YOUR OBJECTIVE » Return all lines with the word "chart" in them.

INFORMATION SUPPLIED »
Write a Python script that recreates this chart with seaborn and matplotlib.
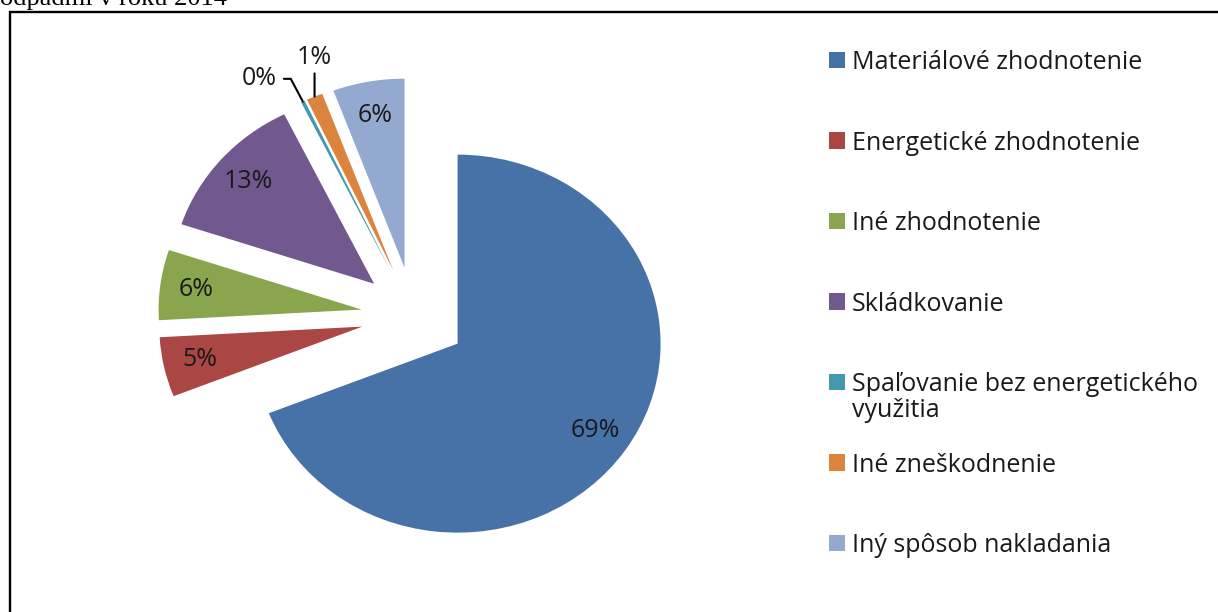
import matplotlib
matplotlib.use('Agg')
import matplotlib.pyplot as plt
import matplotlib.patches as mpatches
import numpy as np
import seaborn as sns

categories = [
    'Materiálové zhodnotenie',
    'Energetické zhodnotenie',
    'Iné zhodnotenie',
    'Skládkovanie',
    'Spaľovanie bez energetického\nvyužitia',
    'Iné zneškodnenie',
    'Iný spôsob nakladania',
]
shares = [69.0, 5.1, 6.0, 12.6, 0.3, 1.3, 5.7]
colors = ['#4672A8', '#AA4643', '#89A54E', '#71588F', '#4198AF', '#DB843D', '#93A9CF']
outside = [4, 5]  # small slices labelled outside with leader lines

sns.set_theme(style='white')
plt.rcParams['font.family'] = ['Open Sans', 'DejaVu Sans']
palette = sns.color_palette(colors)
txt = '#1a1a1a'
fs = 18

fig = plt.figure(figsize=(12.18, 6.12), dpi=100)
ax = fig.add_axes([0, 0, 1, 1])

wedges, texts, autotexts = ax.pie(
    shares, colors=palette, startangle=90, counterclock=False,
    explode=[0.26] * len(shares), radius=1.0,
    autopct='%1.0f%%', pctdistance=0.82,
    wedgeprops=dict(linewidth=0),
    textprops=dict(fontsize=fs, color=txt))

# excel chart was stretched horizontally in the source document
ax.set_aspect('auto')
ax.set_xlim(-2.039, -2.039 + 6.0)
ax.set_ylim(-1.566, -1.566 + 3.238)
ax.axis('off')

for i in outside:
    w = wedges[i]
    mid = np.deg2rad((w.theta1 + w.theta2) / 2)
    cx, cy = w.center
    tip = (cx + w.r * np.cos(mid), cy + w.r * np.sin(mid))
    autotexts[i].set_visible(False)
    if i == 5:
        ax.annotate(autotexts[i].get_text(), xy=tip, xytext=(tip[0], tip[1] + 0.14),
                    ha='center', va='bottom', fontsize=fs, color=txt,
                    arrowprops=dict(arrowstyle='-', color='black', lw=1.5,
                                    shrinkA=0, shrinkB=0))
    else:
        ax.annotate(autotexts[i].get_text(), xy=tip, xytext=(tip[0] - 0.13, tip[1] + 0.12),
                    ha='right', va='center', fontsize=fs, color=txt,
                    arrowprops=dict(arrowstyle='-', color='black', lw=1.5,
                                    relpos=(1, 0.5), shrinkA=3, shrinkB=0,
                                    connectionstyle='angle,angleA=0,angleB=118,rad=0'))

# excel keeps every legend row the same height, the wrapped label just hangs below
first_lines = [c.split('\n')[0] for c in categories]
leg = ax.legend(wedges, first_lines, loc='upper left', bbox_to_anchor=(0.6806, 0.9183),
                frameon=False, fontsize=fs, handlelength=0.64, handleheight=0.64,
                handletextpad=0.28, labelspacing=2.22, borderpad=0, borderaxespad=0)
for t, c in zip(leg.get_texts(), categories):
    t.set_color(txt)
    if '\n' in c:
        ax.annotate(c.split('\n', 1)[1], xy=(0, 0), xycoords=t, xytext=(0, -26),
                    textcoords='offset pixels', ha='left', va='bottom',
                    fontsize=fs, color=txt, zorder=6)

fig.text(0.0, 1 - 5 / 612, 'odpadmi v roku 2014', va='baseline', ha='left',
         family='Liberation Serif', fontsize=19, color='black')
fig.add_artist(mpatches.Rectangle((10 / 1218, -0.1), 1.2, 1.1 - 12 / 612, fill=False,
                                  edgecolor='black', lw=1.7, transform=fig.transFigure))

fig.savefig('out.png', dpi=100)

WRITTEN REPLY »
Write a Python script that recreates this chart with seaborn and matplotlib.
# excel chart was stretched horizontally in the source document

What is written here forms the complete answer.